### Task
All lines below must be repeated exactly, with the pictures omitted.

* START *

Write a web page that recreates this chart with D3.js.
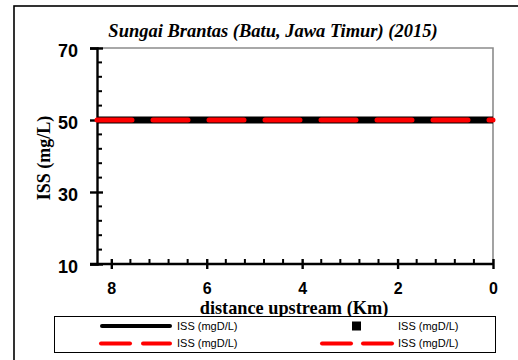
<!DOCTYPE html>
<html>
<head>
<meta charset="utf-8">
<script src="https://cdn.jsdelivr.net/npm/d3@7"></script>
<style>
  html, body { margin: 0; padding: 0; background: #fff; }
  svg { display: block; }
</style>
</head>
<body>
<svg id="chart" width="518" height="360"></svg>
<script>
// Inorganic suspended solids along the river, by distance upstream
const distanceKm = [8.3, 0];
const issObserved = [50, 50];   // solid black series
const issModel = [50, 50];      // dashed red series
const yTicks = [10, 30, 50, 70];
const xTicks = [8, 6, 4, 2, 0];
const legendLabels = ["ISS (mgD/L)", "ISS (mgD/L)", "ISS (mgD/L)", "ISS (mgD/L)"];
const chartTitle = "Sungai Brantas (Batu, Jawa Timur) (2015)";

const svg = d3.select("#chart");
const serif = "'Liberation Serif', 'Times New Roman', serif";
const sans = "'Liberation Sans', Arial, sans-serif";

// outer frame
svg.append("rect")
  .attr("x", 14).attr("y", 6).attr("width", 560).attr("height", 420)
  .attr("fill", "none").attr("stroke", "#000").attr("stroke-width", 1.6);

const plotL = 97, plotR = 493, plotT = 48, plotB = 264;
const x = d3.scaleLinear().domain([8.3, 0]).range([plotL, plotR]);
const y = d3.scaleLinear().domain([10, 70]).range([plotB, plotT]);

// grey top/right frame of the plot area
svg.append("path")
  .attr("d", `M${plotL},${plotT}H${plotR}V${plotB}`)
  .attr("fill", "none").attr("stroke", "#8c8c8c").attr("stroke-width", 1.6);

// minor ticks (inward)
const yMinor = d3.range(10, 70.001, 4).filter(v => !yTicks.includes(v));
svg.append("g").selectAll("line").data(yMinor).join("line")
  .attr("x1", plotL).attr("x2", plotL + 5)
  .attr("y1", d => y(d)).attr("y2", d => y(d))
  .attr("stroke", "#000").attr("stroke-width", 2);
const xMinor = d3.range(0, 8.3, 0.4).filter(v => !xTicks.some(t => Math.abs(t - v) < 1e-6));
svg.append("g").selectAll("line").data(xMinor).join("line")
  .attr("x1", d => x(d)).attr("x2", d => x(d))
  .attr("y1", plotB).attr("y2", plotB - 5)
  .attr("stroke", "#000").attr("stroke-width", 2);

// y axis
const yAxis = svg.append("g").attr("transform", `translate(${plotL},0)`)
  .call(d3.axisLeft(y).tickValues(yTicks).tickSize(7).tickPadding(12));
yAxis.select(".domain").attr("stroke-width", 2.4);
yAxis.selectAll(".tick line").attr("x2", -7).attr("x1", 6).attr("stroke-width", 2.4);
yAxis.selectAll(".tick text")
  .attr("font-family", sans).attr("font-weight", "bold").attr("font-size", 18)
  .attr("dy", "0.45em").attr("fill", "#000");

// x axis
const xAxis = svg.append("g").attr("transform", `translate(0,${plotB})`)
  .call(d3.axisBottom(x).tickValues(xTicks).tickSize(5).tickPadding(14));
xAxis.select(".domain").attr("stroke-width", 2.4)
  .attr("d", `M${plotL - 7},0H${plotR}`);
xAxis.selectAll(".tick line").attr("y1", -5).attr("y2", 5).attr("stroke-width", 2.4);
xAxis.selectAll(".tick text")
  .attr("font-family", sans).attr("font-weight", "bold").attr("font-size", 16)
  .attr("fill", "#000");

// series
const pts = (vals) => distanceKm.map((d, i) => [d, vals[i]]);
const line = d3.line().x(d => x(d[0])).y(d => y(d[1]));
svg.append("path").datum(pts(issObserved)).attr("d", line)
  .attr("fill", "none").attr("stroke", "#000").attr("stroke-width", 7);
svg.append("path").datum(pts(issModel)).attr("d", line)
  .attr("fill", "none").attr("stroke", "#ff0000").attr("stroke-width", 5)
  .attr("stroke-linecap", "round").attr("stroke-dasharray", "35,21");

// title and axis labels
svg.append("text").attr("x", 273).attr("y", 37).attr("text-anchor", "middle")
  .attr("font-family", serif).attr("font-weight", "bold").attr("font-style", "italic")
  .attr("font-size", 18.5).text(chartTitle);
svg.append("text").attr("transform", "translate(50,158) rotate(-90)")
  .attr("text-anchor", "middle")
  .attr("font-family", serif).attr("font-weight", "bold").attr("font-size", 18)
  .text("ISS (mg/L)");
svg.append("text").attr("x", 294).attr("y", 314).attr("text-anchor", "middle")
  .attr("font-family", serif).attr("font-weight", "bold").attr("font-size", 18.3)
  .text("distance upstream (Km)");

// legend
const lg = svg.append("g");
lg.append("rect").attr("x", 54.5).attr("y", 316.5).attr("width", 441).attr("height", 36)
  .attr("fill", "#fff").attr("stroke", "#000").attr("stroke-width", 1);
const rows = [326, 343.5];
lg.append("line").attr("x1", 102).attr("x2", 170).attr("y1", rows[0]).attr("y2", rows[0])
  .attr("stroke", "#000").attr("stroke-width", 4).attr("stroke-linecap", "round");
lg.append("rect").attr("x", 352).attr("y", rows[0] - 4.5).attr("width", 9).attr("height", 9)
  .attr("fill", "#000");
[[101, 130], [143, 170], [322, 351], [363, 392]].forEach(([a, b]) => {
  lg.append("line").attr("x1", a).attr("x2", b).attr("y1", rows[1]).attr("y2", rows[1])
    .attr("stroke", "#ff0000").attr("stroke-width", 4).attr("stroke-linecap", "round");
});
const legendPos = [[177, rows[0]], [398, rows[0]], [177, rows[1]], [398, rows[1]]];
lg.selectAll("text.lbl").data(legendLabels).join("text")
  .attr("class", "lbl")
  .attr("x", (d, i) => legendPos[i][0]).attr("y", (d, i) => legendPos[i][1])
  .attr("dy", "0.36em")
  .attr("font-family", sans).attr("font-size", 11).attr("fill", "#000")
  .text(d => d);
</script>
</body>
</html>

* END *

### Response below
Write a web page that recreates this chart with D3.js.
<!DOCTYPE html>
<html>
<head>
<meta charset="utf-8">
<script src="https://cdn.jsdelivr.net/npm/d3@7"></script>
<style>
  html, body { margin: 0; padding: 0; background: #fff; }
  svg { display: block; }
</style>
</head>
<body>
<svg id="chart" width="518" height="360"></svg>
<script>
// Inorganic suspended solids along the river, by distance upstream
const distanceKm = [8.3, 0];
const issObserved = [50, 50];   // solid black series
const issModel = [50, 50];      // dashed red series
const yTicks = [10, 30, 50, 70];
const xTicks = [8, 6, 4, 2, 0];
const legendLabels = ["ISS (mgD/L)", "ISS (mgD/L)", "ISS (mgD/L)", "ISS (mgD/L)"];
const chartTitle = "Sungai Brantas (Batu, Jawa Timur) (2015)";

const svg = d3.select("#chart");
const serif = "'Liberation Serif', 'Times New Roman', serif";
const sans = "'Liberation Sans', Arial, sans-serif";

// outer frame
svg.append("rect")
  .attr("x", 14).attr("y", 6).attr("width", 560).attr("height", 420)
  .attr("fill", "none").attr("stroke", "#000").attr("stroke-width", 1.6);

const plotL = 97, plotR = 493, plotT = 48, plotB = 264;
const x = d3.scaleLinear().domain([8.3, 0]).range([plotL, plotR]);
const y = d3.scaleLinear().domain([10, 70]).range([plotB, plotT]);

// grey top/right frame of the plot area
svg.append("path")
  .attr("d", `M${plotL},${plotT}H${plotR}V${plotB}`)
  .attr("fill", "none").attr("stroke", "#8c8c8c").attr("stroke-width", 1.6);

// minor ticks (inward)
const yMinor = d3.range(10, 70.001, 4).filter(v => !yTicks.includes(v));
svg.append("g").selectAll("line").data(yMinor).join("line")
  .attr("x1", plotL).attr("x2", plotL + 5)
  .attr("y1", d => y(d)).attr("y2", d => y(d))
  .attr("stroke", "#000").attr("stroke-width", 2);
const xMinor = d3.range(0, 8.3, 0.4).filter(v => !xTicks.some(t => Math.abs(t - v) < 1e-6));
svg.append("g").selectAll("line").data(xMinor).join("line")
  .attr("x1", d => x(d)).attr("x2", d => x(d))
  .attr("y1", plotB).attr("y2", plotB - 5)
  .attr("stroke", "#000").attr("stroke-width", 2);

// y axis
const yAxis = svg.append("g").attr("transform", `translate(${plotL},0)`)
  .call(d3.axisLeft(y).tickValues(yTicks).tickSize(7).tickPadding(12));
yAxis.select(".domain").attr("stroke-width", 2.4);
yAxis.selectAll(".tick line").attr("x2", -7).attr("x1", 6).attr("stroke-width", 2.4);
yAxis.selectAll(".tick text")
  .attr("font-family", sans).attr("font-weight", "bold").attr("font-size", 18)
  .attr("dy", "0.45em").attr("fill", "#000");

// x axis
const xAxis = svg.append("g").attr("transform", `translate(0,${plotB})`)
  .call(d3.axisBottom(x).tickValues(xTicks).tickSize(5).tickPadding(14));
xAxis.select(".domain").attr("stroke-width", 2.4)
  .attr("d", `M${plotL - 7},0H${plotR}`);
xAxis.selectAll(".tick line").attr("y1", -5).attr("y2", 5).attr("stroke-width", 2.4);
xAxis.selectAll(".tick text")
  .attr("font-family", sans).attr("font-weight", "bold").attr("font-size", 16)
  .attr("fill", "#000");

// series
const pts = (vals) => distanceKm.map((d, i) => [d, vals[i]]);
const line = d3.line().x(d => x(d[0])).y(d => y(d[1]));
svg.append("path").datum(pts(issObserved)).attr("d", line)
  .attr("fill", "none").attr("stroke", "#000").attr("stroke-width", 7);
svg.append("path").datum(pts(issModel)).attr("d", line)
  .attr("fill", "none").attr("stroke", "#ff0000").attr("stroke-width", 5)
  .attr("stroke-linecap", "round").attr("stroke-dasharray", "35,21");

// title and axis labels
svg.append("text").attr("x", 273).attr("y", 37).attr("text-anchor", "middle")
  .attr("font-family", serif).attr("font-weight", "bold").attr("font-style", "italic")
  .attr("font-size", 18.5).text(chartTitle);
svg.append("text").attr("transform", "translate(50,158) rotate(-90)")
  .attr("text-anchor", "middle")
  .attr("font-family", serif).attr("font-weight", "bold").attr("font-size", 18)
  .text("ISS (mg/L)");
svg.append("text").attr("x", 294).attr("y", 314).attr("text-anchor", "middle")
  .attr("font-family", serif).attr("font-weight", "bold").attr("font-size", 18.3)
  .text("distance upstream (Km)");

// legend
const lg = svg.append("g");
lg.append("rect").attr("x", 54.5).attr("y", 316.5).attr("width", 441).attr("height", 36)
  .attr("fill", "#fff").attr("stroke", "#000").attr("stroke-width", 1);
const rows = [326, 343.5];
lg.append("line").attr("x1", 102).attr("x2", 170).attr("y1", rows[0]).attr("y2", rows[0])
  .attr("stroke", "#000").attr("stroke-width", 4).attr("stroke-linecap", "round");
lg.append("rect").attr("x", 352).attr("y", rows[0] - 4.5).attr("width", 9).attr("height", 9)
  .attr("fill", "#000");
[[101, 130], [143, 170], [322, 351], [363, 392]].forEach(([a, b]) => {
  lg.append("line").attr("x1", a).attr("x2", b).attr("y1", rows[1]).attr("y2", rows[1])
    .attr("stroke", "#ff0000").attr("stroke-width", 4).attr("stroke-linecap", "round");
});
const legendPos = [[177, rows[0]], [398, rows[0]], [177, rows[1]], [398, rows[1]]];
lg.selectAll("text.lbl").data(legendLabels).join("text")
  .attr("class", "lbl")
  .attr("x", (d, i) => legendPos[i][0]).attr("y", (d, i) => legendPos[i][1])
  .attr("dy", "0.36em")
  .attr("font-family", sans).attr("font-size", 11).attr("fill", "#000")
  .text(d => d);
</script>
</body>
</html>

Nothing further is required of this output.